No one has done a comparative study, but political observers say these numbers represent an increase in comparison with previous elections.

One of Japan's most visible politicians, Yukio Hatoyama of the Democratic Party, received a PhD in engineering from Stanford University in California in 1976. Ironically, Mr. Hatoyama has been criticized for advocating amorphous, feel-good policies - such as "the spirit of fraternity" - which seems fitting for a man who spent the early 1970s living in San Francisco.

Political commentator Yasushi Haga agrees that US-trained politicians are exerting some influence, but wonders whether they can handle "the realities" of Japanese politics. Mr. Haga says that Hatoyama has been part of the ruling coalition for three years without accomplishing much. "He hasn't been very influential."

An American degree, says political scientist Yasunori Sone of Tokyo's Keio University, "adds flavor, but not necessarily content" to a political candidate.
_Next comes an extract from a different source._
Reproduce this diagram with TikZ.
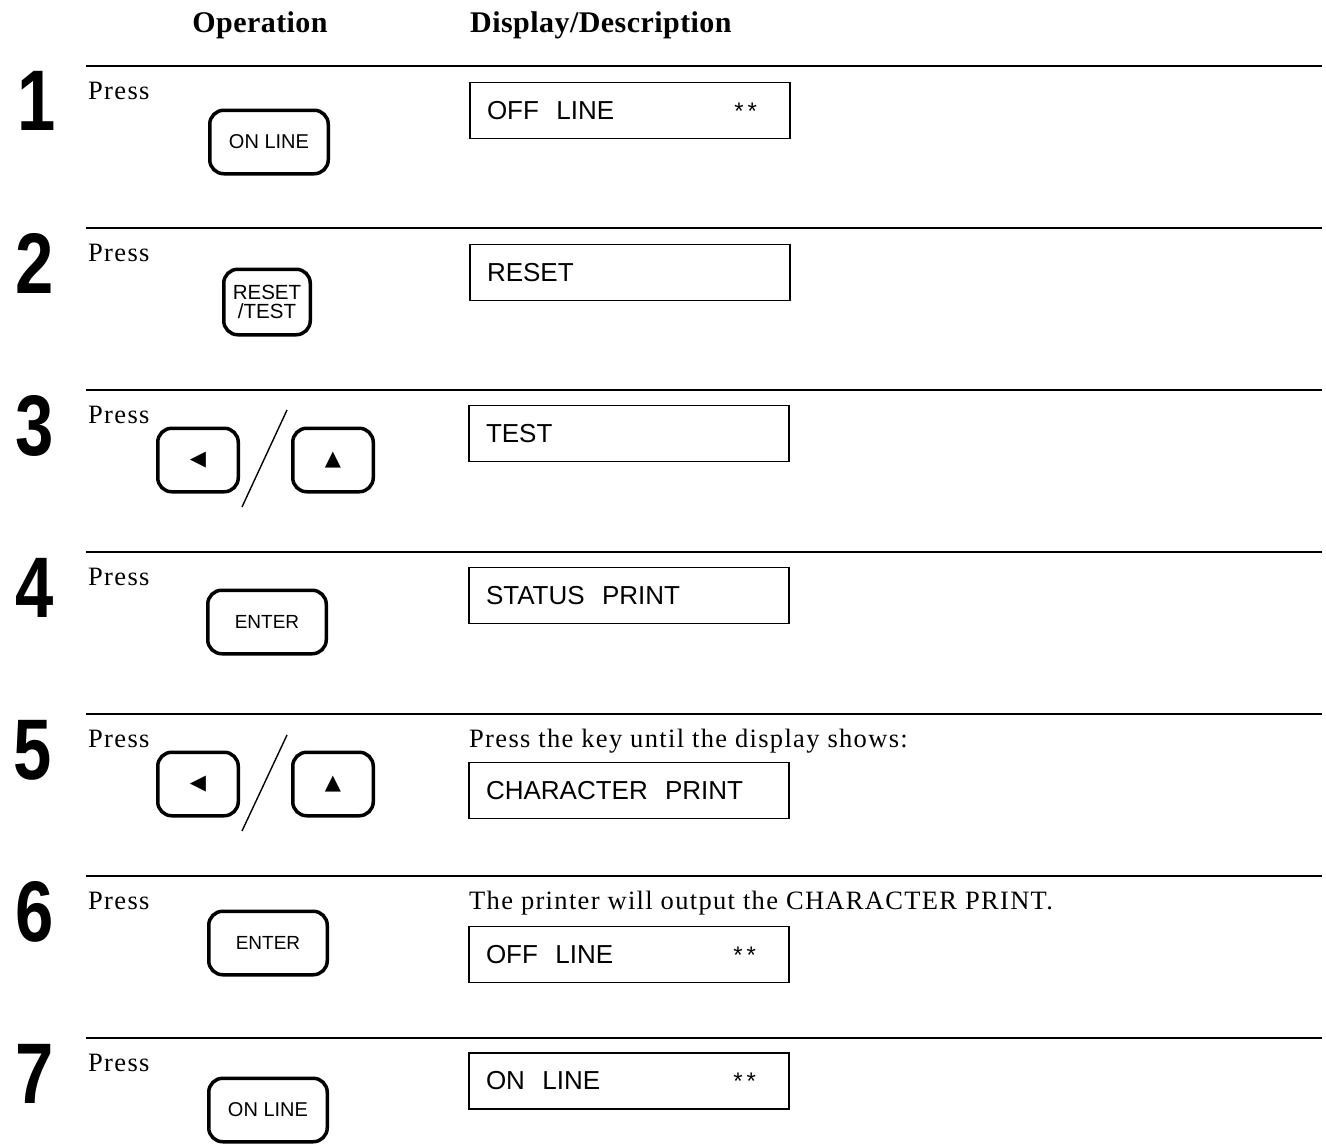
\documentclass[tikz,border=0pt]{standalone}
\usepackage{fontspec}
\setmainfont{Liberation Serif}
\newfontfamily\pressfont[LetterSpace=5]{Liberation Serif}
\newfontfamily\hdrfont[LetterSpace=1.5]{Liberation Serif Bold}
\newfontfamily\lcdfont{Liberation Sans}
\newfontfamily\keyfont{Liberation Sans}
\newfontfamily\numfont[FakeStretch=0.8]{Liberation Sans Bold}
\newfontfamily\symfont{DejaVu Sans}
\begin{document}
\begin{tikzpicture}[x=1pt,y=-1pt,
  rule/.style={line width=1.6pt},
  hdr/.style={font=\hdrfont\fontsize{30}{32}\selectfont, inner sep=0pt},
  stepnum/.style={font=\numfont\fontsize{86}{86}\selectfont, inner sep=0pt, anchor=base},
  presstxt/.style={font=\pressfont\fontsize{26.5}{28}\selectfont, inner sep=0pt, anchor=base west},
  lcd/.style={draw, line width=1.8pt, minimum width=320pt, minimum height=56pt, text width=286pt, inner xsep=17pt, inner ysep=0pt, align=left, font=\lcdfont\fontsize{26}{28}\selectfont},
  keybox/.style={draw, line width=3.5pt, rounded corners=14pt, minimum width=118.5pt, minimum height=63.5pt, inner sep=0pt, align=center, font=\keyfont\fontsize{20}{19}\selectfont},
  enterkey/.style={keybox, font=\keyfont\fontsize{19}{19}\selectfont},
  smallkey/.style={keybox, minimum width=80.5pt, font=\symfont\fontsize{21}{21}\selectfont},
  slash/.style={line width=1.4pt}
]
\useasboundingbox (0,0) rectangle (1326,1144);

% headers
\node[hdr, anchor=base] (hop) at (260,32) {Operation};
\node[hdr, anchor=base west] (hdd) at (470,32) {Display/Description};

% rules
\draw[rule] (86,66) -- (1322,66);
\draw[rule] (86,228) -- (1322,228);
\draw[rule] (86,390) -- (1322,390);
\draw[rule] (86,552) -- (1322,552);
\draw[rule] (86,714) -- (1322,714);
\draw[rule] (86,876) -- (1322,876);
\draw[rule] (86,1038) -- (1322,1038);

% step numbers
\node[stepnum] (n1) at (37,130) {1};
\node[stepnum] (n2) at (35,293) {2};
\node[stepnum] (n3) at (35,455) {3};
\node[stepnum] (n4) at (35,617) {4};
\node[stepnum] (n5) at (33,779) {5};
\node[stepnum] (n6) at (35,941) {6};
\node[stepnum] (n7) at (35,1103) {7};

% Press
\node[presstxt] (p1) at (88,99) {Press};
\node[presstxt] (p2) at (88,261) {Press};
\node[presstxt] (p3) at (88,423) {Press};
\node[presstxt] (p4) at (88,585) {Press};
\node[presstxt] (p5) at (88,747) {Press};
\node[presstxt] (p6) at (88,909) {Press};
\node[presstxt] (p7) at (88,1071) {Press};

% keys
\node[keybox] (k1) at (269,142) {ON LINE};
\node[keybox, minimum width=86.5pt, minimum height=65.5pt, font=\keyfont\fontsize{20.5}{19}\selectfont] (k2) at (267,302) {RESET\\/TEST};
\node[smallkey] (k3l) at (198,460) {◀};
\node[smallkey] (k3r) at (333,460) {▲};
\coordinate (s3a) at (287,410);
\coordinate (s3b) at (242,507);
\draw[slash] (s3a) -- (s3b);
\node[enterkey] (k4) at (267,622) {ENTER};
\node[smallkey] (k5l) at (198,784) {◀};
\node[smallkey] (k5r) at (333,784) {▲};
\coordinate (s5a) at (287,735);
\coordinate (s5b) at (242,831);
\draw[slash] (s5a) -- (s5b);
\node[enterkey] (k6) at (268,943) {ENTER};
\node[keybox] (k7) at (268,1110) {ON LINE};

% displays
\newcommand\lcdstars{\hfill{\fontsize{24}{24}\selectfont *\,*}\hspace*{16pt}\mbox{}}
\node[lcd] (d1) at (630,110.5) {OFF~~LINE\lcdstars};
\node[lcd] (d2) at (630,272.5) {RESET};
\node[lcd] (d3) at (629,433.5) {TEST};
\node[lcd] (d4) at (629,595.5) {STATUS~~PRINT};
\node[presstxt] (t5) at (469,747) {Press the key until the display shows:};
\node[lcd] (d5) at (629,790.5) {CHARACTER~~PRINT};
\node[presstxt] (t6) at (469,909) {The printer will output the CHARACTER PRINT.};
\node[lcd] (d6) at (629,954.5) {OFF~~LINE\lcdstars};
\node[lcd] (d7) at (629,1081) {ON~~LINE\lcdstars};
\end{tikzpicture}
\end{document}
Nonetheless, he notes that Japan is in the middle of a political transition from "a pork-barrel, parochial type of politics to a more policy-oriented approach." And in this context, he adds, international experience - particularly political training abroad - "can be very important."

Members of Japan's elite have long looked abroad for inspiration and education for more than a century.

Hatoyama's great-grandfather Kazuo studied at Yale and Columbia before going on to become the Speaker of the lower house of parliament and a junior Cabinet minister in the last years of the 19th century. The late Takeo Miki, who was prime minister in the mid-1970s, studied at Southwestern University (which was later absorbed into the University of Southern California) from 1932 to 1934.

In the tradition of Japan's political aristocracy, Tatsu Miki, his grandson, is now running for a seat in parliament on a Democratic Party ticket. In 1995 he received a master's degree from Columbia University in New York, where he studied East Asian affairs and, of all things, Japanese politics.